Japan Institute for National Fundamentals
https://jinf.jp/

Speaking out

Yoshiko Sakurai

【#241】 Let’s Learn History to Win History War

Yoshiko Sakurai / 2014.04.09 (Wed)


April 7, 2014

      Chinese President Xi Jingping seems serious. After South Korean President Park Geun-hye initiated a South Korea-China joint history war against Japan by encouraging China to build a memorial in Harbin for Korean independence activist Ahn Jung-geun who assassinated Hirobumi Ito, the first prime minister of Japan in 1909, Xi turned the war into a China-led warfare by telling Park in The Hague on March 23 that a new memorial for resistance against Japan was about to be completed.
      In a manner to lead anti-Japan salvo in Germany on March 28, Xi asserted that Japanese militarism victimized 35 million including more than 300,000 killed in the so-called Nanjing massacre. But his assertion against Japan is filled with lies and fakes as is always the case with information war. The public opinion warfare that China has provoked is definitely a war without using weapons. Japan must make all-out efforts to counter the Chinese offensive.

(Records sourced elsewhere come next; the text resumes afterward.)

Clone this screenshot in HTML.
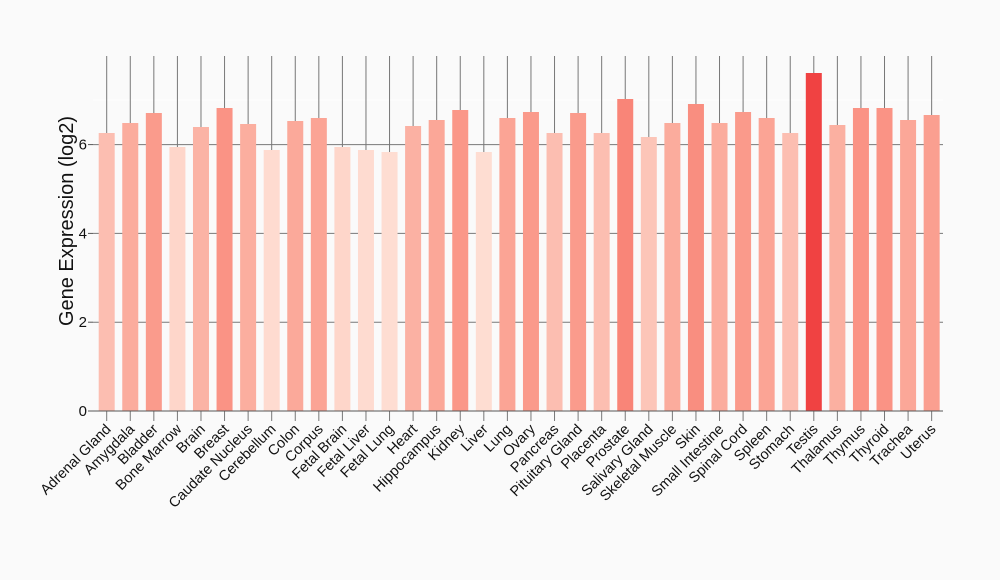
<!DOCTYPE html>
<html><head><style>body{margin:0;background:#fafafa}svg{display:block}</style></head>
<body>
<svg id="s" width="1000" height="580" xmlns="http://www.w3.org/2000/svg" font-family="Liberation Sans, sans-serif">
<rect width="1000" height="580" fill="#fafafa"/>
<g id="g"></g>
<text transform="translate(73,221) rotate(-90)" text-anchor="middle" font-size="20" fill="#111">Gene Expression (log2)</text>
</svg>
<script>
const names=["Adrenal Gland","Amygdala","Bladder","Bone Marrow","Brain","Breast","Caudate Nucleus","Cerebellum","Colon","Corpus","Fetal Brain","Fetal Liver","Fetal Lung","Heart","Hippocampus","Kidney","Liver","Lung","Ovary","Pancreas","Pituitary Gland","Placenta","Prostate","Salivary Gland","Skeletal Muscle","Skin","Small Intestine","Spinal Cord","Spleen","Stomach","Testis","Thalamus","Thymus","Thyroid","Trachea","Uterus"];
const tops=[133,123,113,147,127,108,124,150,121,118,147,150,152,126,120,110,152,118,112,133,113,133,99,137,123,104,123,112,118,133,73,125,108,108,120,115];
const y0=411,u=44.4;
const stops=[[5.85,[254,221,210]],[6.25,[252,191,178]],[6.5,[251,171,156]],[6.8,[250,149,134]],[7.0,[249,136,123]],[7.6,[240,66,66]]];
function col(v){if(v<=stops[0][0])return stops[0][1];for(let i=1;i<stops.length;i++){if(v<=stops[i][0]){const a=stops[i-1],b=stops[i],t=(v-a[0])/(b[0]-a[0]);return a[1].map((c,k)=>Math.round(c+(b[1][k]-c)*t));}}return stops[stops.length-1][1];}
let h='';
h+=`<line x1="93" x2="943" y1="100" y2="100" stroke="#fff" stroke-width="1"/>`;
for(const v of [2,4,6]){const y=y0-v*u;h+=`<line x1="93" x2="943" y1="${y}" y2="${y}" stroke="#777" stroke-width="1"/>`;}
for(const v of [0,2,4,6]){const y=y0-v*u;h+=`<line x1="88" x2="93" y1="${y}" y2="${y}" stroke="#555"/><text x="87" y="${y+5}" text-anchor="end" font-size="15" fill="#111">${v}</text>`;}
names.forEach((n,i)=>{const x=106.7+i*23.57;h+=`<line x1="${x}" x2="${x}" y1="56" y2="421" stroke="#777"/>`;});
names.forEach((n,i)=>{const x=106.7+i*23.57,t=tops[i],v=(y0-t)/u,c=col(v);h+=`<rect x="${x-8}" y="${t}" width="16" height="${y0-t}" fill="rgb(${c})"/>`;
h+=`<text transform="translate(${x+5},430) rotate(-45)" text-anchor="end" font-size="14.5" fill="#111">${n}</text>`;});
h+=`<line x1="90" x2="943" y1="411" y2="411" stroke="#555"/>`;
document.getElementById('g').innerHTML=h;
</script>
</body></html>
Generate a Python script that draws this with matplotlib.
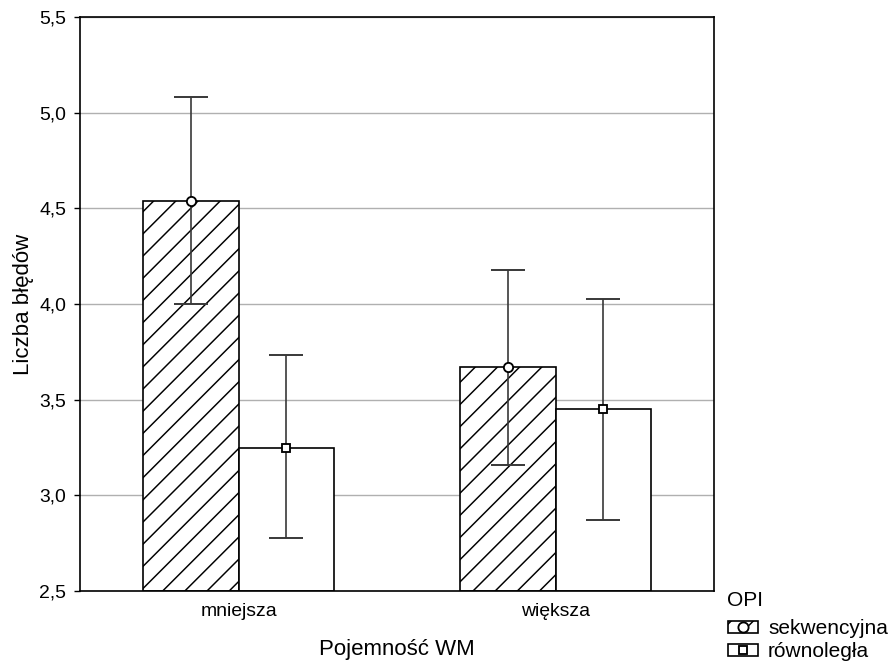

35 million victims represent a lie
      Historical facts have a decisive power in such information war. The facts undoubtedly support Japan. This is because China has faked history, and Japan has never faked history. But Japan has so far failed to learn history and assert facts, losing history wars. Japan must learn history sufficiently to take advantage of facts.
      First, Japan must know that the 35 million victims of the Japanese militarism represent a lie. Just after Japan's defeat in World War II, China's Kuomintang Nationalist Party claimed that the number of Chinese victims in the Japan-China war totaled 3.2 million. It then failed to specify any ground for the number. Later, the number was raised to 5.79 million. As the People's Republic of China was founded upon an end to the Chinese civil war, the Communist Party asserted the number as 21.68 million. In May 1995, or 50 years after the war, then Chinese President Jiang Zemin, known for thorough anti-Japan education, boosted the number further to 35 million.
      When I and my colleague Tadae Takubo questioned Bu Ping, director of the Institute of Modern History of the Chinese Academy of Social Sciences, about the number in Beijing in 2005, Bu said the number was directly linked to ethnic sentiment. He thus admitted that the number was a fake.

No Nanjing Massacre
      Next, 300,000 victims in the “Nanjing Massacre” also represent a lie. China has claimed that Japanese forces entered Nanjing on December 13, 1937, and massacred 300,000 people by early February 1938. But 69 reports to the Japanese embassy from the International Committee for Nanjing Safety Zone for protection of civilians did not include the word of massacre or any description indicating such incident. Why? It’s because there was no massacre there.
      A report by Guo Qi, a Kuomintang force officer, was submitted to the Nanjing Military Tribunal as a decisive evidence of the massacre. It said that there was no means to record random killings that took place at any place and any time and that gunshot sounds remained constant for three months.
      Regarding his daily life in Nanjing then, the same person wrote that he took a lunch at the home of one of his colleagues at noon and got information on Japan or played Go there and that he lived an ordinary life anyway.
      How could he live an ordinary life while hearing sounds of Japanese forces’ gunshots to kill Chinese people? The Nanjing Massacre represents an absolute lie. We should fully respond to China’s historical information warfare and take advantage of facts to counter Chinese propaganda. To this end, all Japanese should become well versed in history.
 
Yoshiko Sakurai is President, Japan Institute for National Fundamentals.